Sunday, 10 February 2013

pearl binder


pearl binder

Artists' International Association (AIA
The association's aim was to promote the 'Unity of Artists for Peace, Democracy and Cultural Development'. It also aimed to promote wider access to art through travelling exhibitions and public art projects. The Artists International Association was a response to the social and political conflicts of the 1930s. It embraced all aspects of practice and held a series of group exhibitions. The AIA supported the left-wing Republican side in the Spanish Civil War through exhibitions and other fund-raising activities. The Association was also involved in the settling of artists displaced by the Nazi regime in Germany.

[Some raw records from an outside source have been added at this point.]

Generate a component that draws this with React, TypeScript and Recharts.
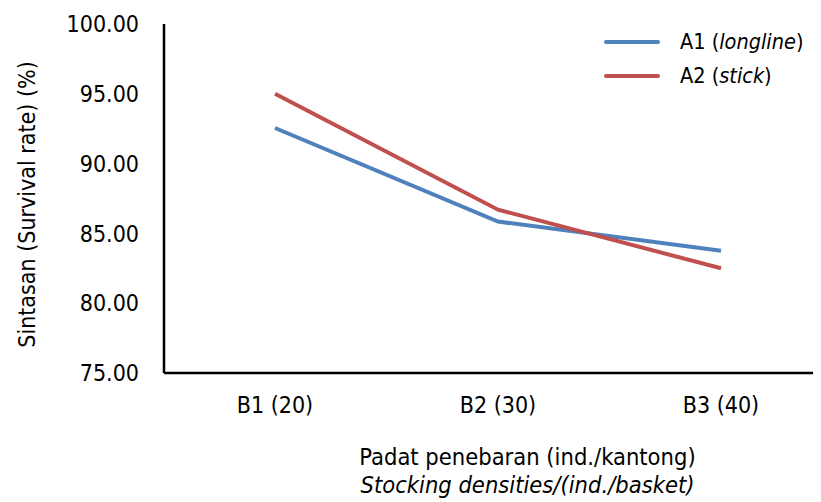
import { Line, LineChart, XAxis, YAxis } from "recharts";

const categories = ["B1 (20)", "B2 (30)", "B3 (40)"];
const longline = [92.55, 85.85, 83.75];
const stick = [95.0, 86.7, 82.5];
const yTicks = [75, 80, 85, 90, 95, 100];

const data = categories.map((name, i) => ({ name, a1: longline[i], a2: stick[i] }));

const FONT = "'Liberation Sans Narrow', 'DejaVu Sans Condensed', 'Liberation Sans', sans-serif";
const BLUE = "#4f81bd";
const RED = "#c0504d";

function LegendBox() {
  const row = (color: string, code: string, name: string) => (
    <div style={{ display: "flex", alignItems: "center", height: 34 }}>
      <div style={{ width: 56, height: 4, background: color, borderRadius: 2, marginRight: 20 }} />
      <span>
        {code} (<i>{name}</i>)
      </span>
    </div>
  );
  return (
    <div
      style={{
        position: "absolute",
        top: 17,
        left: 596,
        fontFamily: FONT,
        fontSize: 21.5,
        color: "#000",
        lineHeight: 1,
      }}
    >
      {row(BLUE, "A1", "longline")}
      {row(RED, "A2", "stick")}
    </div>
  );
}

function XTitle({ viewBox }: any) {
  const cx = viewBox.x + viewBox.width / 2 + 35;
  const y = viewBox.y + viewBox.height;
  return (
    <g fontFamily={FONT} fontSize={23.5} fill="#000" textAnchor="middle">
      <text x={cx} y={y + 62}>Padat penebaran (ind./kantong)</text>
      <text x={cx} y={y + 90} fontStyle="italic">
        Stocking densities/(ind./basket)
      </text>
    </g>
  );
}

function YTitle({ viewBox }: any) {
  const cy = viewBox.y + viewBox.height / 2 + 6;
  const x = 19;
  return (
    <text
      x={x}
      y={cy}
      transform={`rotate(-90, ${x}, ${cy})`}
      textAnchor="middle"
      dominantBaseline="central"
      fontFamily={FONT}
      fontSize={23}
      fill="#000"
    >
      Sintasan (Survival rate) (%)
    </text>
  );
}

export default function App() {
  return (
    <div style={{ position: "relative", width: 813, height: 494 }}>
      <LineChart
        width={813}
        height={494}
        data={data}
        margin={{ top: 16, right: 0, bottom: 99, left: 0 }}
        style={{ fontFamily: FONT }}
      >
        <XAxis
          dataKey="name"
          height={30}
          padding={{ left: 111, right: 100 }}
          axisLine={{ stroke: "#000", strokeWidth: 2.5 }}
          tickLine={false}
          tickSize={0}
          tickMargin={24}
          tick={{ fill: "#000", fontSize: 23, fontFamily: FONT }}
          label={<XTitle />}
        />
        <YAxis
          width={156}
          domain={[75, 100]}
          ticks={yTicks}
          interval={0}
          tickFormatter={(v: number) => v.toFixed(2)}
          axisLine={{ stroke: "#000", strokeWidth: 2.5 }}
          tickLine={false}
          tickSize={0}
          tickMargin={25}
          tick={{ fill: "#000", fontSize: 23, fontFamily: FONT }}
          label={<YTitle />}
        />
        <Line
          dataKey="a1"
          name="A1 (longline)"
          stroke={BLUE}
          strokeWidth={4}
          dot={false}
          isAnimationActive={false}
        />
        <Line
          dataKey="a2"
          name="A2 (stick)"
          stroke={RED}
          strokeWidth={4}
          dot={false}
          isAnimationActive={false}
        />
      </LineChart>
      <LegendBox />
    </div>
  );
}
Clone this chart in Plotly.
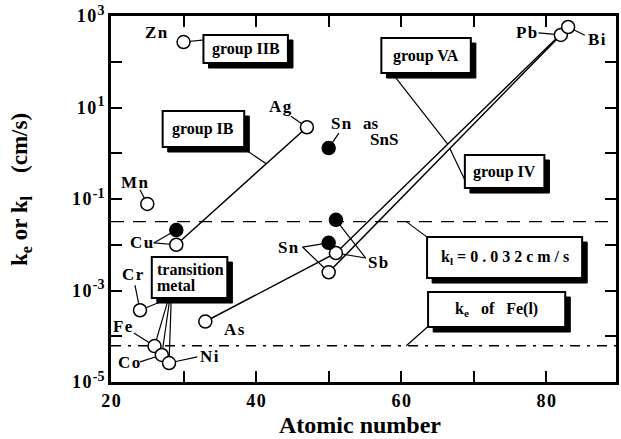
import math
import plotly.graph_objects as go

FONT = "Liberation Serif"

# ---- data -------------------------------------------------------------
# open circles: mass-transfer coefficient k_e of each solute element
open_elem = ["Mn", "Cr", "Fe", "Co", "Ni", "Cu", "Zn", "As", "Ag", "Sn", "Sb", "Pb", "Bi"]
open_z = [25, 24, 26, 27, 28, 29, 30, 33, 47, 50, 51, 82, 83]
open_k = [0.078, 3.7e-4, 6.1e-5, 3.9e-5, 2.6e-5, 0.010, 270, 2.1e-4, 3.7, 2.5e-3, 6.6e-3, 385, 575]

# filled circles
filled_elem = ["Cu", "Sn", "Sb", "SnS"]
filled_z = [29, 50, 51, 50]
filled_k = [0.021, 0.011, 0.035, 1.3]

# reference levels
K_L = 0.032          # k_l = 0.032 cm/s
KE_FE = 6.2e-5       # k_e of Fe(l)

# elements joined by the group trend lines
group_ib = ["Cu", "Ag"]
group_va = ["As", "Sb", "Bi"]
group_iv = ["Sn", "Pb"]

# axis ticks
x_ticks = [20, 30, 40, 50, 60, 70, 80]
x_ticktext = ["20", "", "40", "", "60", "", "80"]
y_exps = list(range(-5, 4))

X_RANGE = [20, 89.6]
Y_RANGE = [-5, 3]

# ---- helpers ----------------------------------------------------------
OPEN = dict(zip(open_elem, zip(open_z, open_k)))
FILLED = dict(zip(filled_elem, zip(filled_z, filled_k)))
HAIR = "\u200a"


def spaced(s):
    """Typewriter-style letter spacing."""
    return HAIR.join(s)


def on_line(a, b, z):
    """Point at atomic number z on the log-linear segment joining a and b."""
    (za, ka), (zb, kb) = a, b
    t = (z - za) / (zb - za)
    return z, 10 ** (math.log10(ka) + t * (math.log10(kb) - math.log10(ka)))


shapes = []
annotations = []


def seg(p0, p1, width=1.2, dash=None):
    shapes.append(dict(type="line", xref="x", yref="y", layer="below",
                       x0=p0[0], y0=p0[1], x1=p1[0], y1=p1[1],
                       line=dict(color="black", width=width, dash=dash)))


def pt(z, logk):
    return z, 10 ** logk


def label(text, z, logk, size=17, **kw):
    annotations.append(dict(text="<b>%s</b>" % text, x=z, y=logk, xref="x", yref="y",
                            showarrow=False, xanchor=kw.pop("xanchor", "center"),
                            yanchor="middle", font=dict(family=FONT, size=size, color="black"),
                            **kw))


# ---- figure -----------------------------------------------------------
fig = go.Figure()

# horizontal reference levels
shapes.append(dict(type="line", xref="paper", yref="y", layer="below", x0=0, x1=1,
                   y0=K_L, y1=K_L, line=dict(color="black", width=1.4, dash="13px,9px")))
shapes.append(dict(type="line", xref="paper", yref="y", layer="below", x0=0, x1=1,
                   y0=KE_FE, y1=KE_FE, line=dict(color="black", width=1.4, dash="10px,7px,3px,7px")))

# group trend lines
for grp in (group_ib, group_va, group_iv):
    fig.add_trace(go.Scatter(x=[OPEN[e][0] for e in grp], y=[OPEN[e][1] for e in grp],
                             mode="lines", line=dict(color="black", width=1.5),
                             hoverinfo="skip", showlegend=False))

fig.add_trace(go.Scatter(x=open_z, y=open_k, mode="markers", text=open_elem,
                         marker=dict(size=13, color="white", line=dict(color="black", width=1.5)),
                         showlegend=False))
fig.add_trace(go.Scatter(x=filled_z, y=filled_k, mode="markers", text=filled_elem,
                         marker=dict(size=13, color="black", line=dict(color="black", width=1.5)),
                         showlegend=False))

# element labels with their leader lines
label(spaced("Zn"), 26.3, 2.65)
label(spaced("Mn"), 23.3, -0.63)
seg(pt(24.0, -0.80), OPEN["Mn"])
label(spaced("Ag"), 43.4, 1.03)
seg(pt(44.8, 0.81), OPEN["Ag"])
label(spaced("Sn"), 51.8, 0.66)
label("as", 55.9, 0.66)
label("SnS", 57.6, 0.29)
seg(pt(51.4, 0.44), FILLED["SnS"])
label(spaced("Cu"), 24.2, -1.96)
seg(pt(25.9, -1.96), FILLED["Cu"])
seg(pt(25.9, -1.96), OPEN["Cu"])
label(spaced("Cr"), 23.0, -2.66)
seg(pt(23.3, -2.88), OPEN["Cr"])
label(spaced("Fe"), 21.6, -3.78)
seg(pt(23.15, -3.93), OPEN["Fe"])
label(spaced("Co"), 22.5, -4.58)
seg(pt(24.0, -4.56), OPEN["Co"])
label(spaced("Ni"), 33.6, -4.45)
seg(pt(31.9, -4.45), OPEN["Ni"])
label(spaced("As"), 37.0, -3.86)
label(spaced("Sn"), 44.5, -2.07)
seg(pt(46.4, -2.05), FILLED["Sn"])
seg(pt(46.4, -2.05), OPEN["Sn"])
label(spaced("Sb"), 56.8, -2.38)
seg(pt(55.1, -2.29), FILLED["Sb"])
seg(pt(55.1, -2.29), OPEN["Sb"])
label(spaced("Pb"), 77.3, 2.63)
seg(pt(78.9, 2.63), OPEN["Pb"])
label(spaced("Bi"), 87.0, 2.48)
seg(pt(85.3, 2.58), OPEN["Bi"])

# callouts from the boxes
seg(OPEN["Zn"], pt(32.9, 2.48))
seg(pt(38.6, 0.07), on_line(OPEN["Cu"], OPEN["Ag"], 41.4))
seg(pt(59.1, 1.68), on_line(OPEN["Sb"], OPEN["Bi"], 66.4))
seg(pt(68.9, -0.63), on_line(OPEN["Sn"], OPEN["Pb"], 66.7))
for z0, e in ((27.7, "Cr"), (27.9, "Fe"), (28.1, "Co"), (28.3, "Ni")):
    seg(pt(z0, -3.19), OPEN[e])
seg(pt(63.7, -1.85), (60.7, K_L))
seg(pt(63.8, -3.77), (60.7, KE_FE))

# shadowed text boxes: (lines of text, z0, z1, logk_bottom, logk_top)
boxes = [
    (["group IIB"], 32.74, 44.38, 1.973, 2.585),
    (["group IB"], 27.12, 38.36, 0.137, 0.923),
    (["group VA"], 57.26, 69.59, 1.754, 2.519),
    (["group IV"], 68.77, 79.73, -0.760, -0.038),
    (["transition", "metal"], 25.62, 36.03, -3.164, -2.268),
    (["k<sub>l</sub> = 0 . 0 3 2 c m / s"], 63.56, 84.93, -2.727, -1.831),
    (["k<sub>e</sub>\u00a0\u00a0 of\u00a0\u00a0 Fe(l)"], 63.70, 82.60, -3.798, -3.033),
]
DZ, DLOG = 0.7, 0.11
for lines, z0, z1, lb, lt in boxes:
    shapes.append(dict(type="rect", xref="x", yref="y", layer="below",
                       x0=z0 + DZ, x1=z1 + DZ, y0=10 ** (lb - DLOG), y1=10 ** (lt - DLOG),
                       fillcolor="black", line=dict(color="black", width=1)))
    shapes.append(dict(type="rect", xref="x", yref="y", layer="below",
                       x0=z0, x1=z1, y0=10 ** lb, y1=10 ** lt,
                       fillcolor="white", line=dict(color="black", width=2)))
    if len(lines) == 2:
        mid = (lb + lt) / 2
        label(lines[0], z0 + 0.4, mid + 0.17, size=16, xanchor="left")
        label(lines[1], z0 + 0.4, mid - 0.17, size=16, xanchor="left")
    else:
        label(lines[0], (z0 + z1) / 2, (lb + lt) / 2, size=16)

# axis titles
annotations.append(dict(text="<b>Atomic number</b>", xref="paper", yref="paper",
                        x=0.494, y=-0.117, showarrow=False, xanchor="center", yanchor="middle",
                        font=dict(family=FONT, size=24, color="black")))
annotations.append(dict(text="<b>k<sub>e</sub> or k<sub>l</sub>\u00a0\u00a0\u00a0\u00a0(cm/s)</b>",
                        xref="paper", yref="paper", x=-0.178, y=0.525, textangle=-90,
                        showarrow=False, xanchor="center", yanchor="middle",
                        font=dict(family=FONT, size=23, color="black")))

axis_common = dict(showline=True, linewidth=3, linecolor="black", mirror="ticks",
                   ticks="inside", ticklen=11, tickwidth=2, tickcolor="black",
                   showgrid=False, zeroline=False,
                   tickfont=dict(family=FONT, size=18, color="black"))


def exp_label(e):
    return "<b>1%s0<sup><span style='font-size:14px'>%s%d</span></sup></b>" % (HAIR, HAIR, e)


fig.update_layout(
    width=621, height=439,
    margin=dict(l=111, r=2, t=16, b=57),
    paper_bgcolor="white", plot_bgcolor="white",
    showlegend=False,
    shapes=shapes, annotations=annotations,
    xaxis=dict(range=X_RANGE, tickvals=x_ticks,
               ticktext=["<b>%s</b>" % spaced(t) if t else "" for t in x_ticktext], **axis_common),
    yaxis=dict(type="log", range=Y_RANGE, tickvals=[10 ** e for e in y_exps],
               ticktext=[exp_label(e) if e % 2 else "" for e in y_exps],
               **axis_common),
)

fig.write_html("out.html", config={"displayModeBar": False})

Many of those linked with the Association were also pacifists.

An association of left-wing British artists founded in London in 1932 with the aim of achieving ‘the unity of artists against Fascism and war and the suppression of culture’. Originally it was called Artists International, but it added the word ‘Association’ to its name when it was reconstituted in 1935. It continued until 1971, but abandoned its political objectives in 1953, thereafter existing as an exhibiting society. Initially there were 32 members, mainly commercial artists and designers, although they also included the German-born Marxist art historian Francis Klingender (1907–55), who described his work as ‘theoretical and historical studies designed to elucidate the role of art as one of the great value-forming agencies in the social structure and social change’. The first chairman was the industrial designer Misha Black (1910–77), who later played an important role in the Festival of Britain. At the outset the position of the group was avowedly Marxist and its activities included producing pamphlets, posters, and other propaganda material (making use of facilities at the Central School of Art, where one of the founder members, James Fitton (1899–1982), taught lithography). Modern art, with its ‘negation of content’, was viewed with some suspicion as a sign of bourgeois decadence, but after the Association was reconstituted in 1935 it became much less doctrinaire and attracted support from artists working in a wide range of styles. Its exhibition ‘Artists against Fascism and War’ (1935), for example, included work by Robert Medley, Henry Moore, and Paul Nash, and by the end of the Second World War the Association had more than a thousand members. In addition to holding exhibitions, the AIA published a journal (sporadically and under different titles and formats, beginning as Artists International Bulletin, 1934–5) and also a book of essays entitled 5 on Revolutionary Art (1935). This was edited by the sculptor Betty Rea and the five contributors were Eric Gill, the ethnomusicologist A. L. Lloyd, Klingender, Herbert Read who gamely made the case, unpopular in the AIA, for the avant-garde against realism, and the writer Alick West.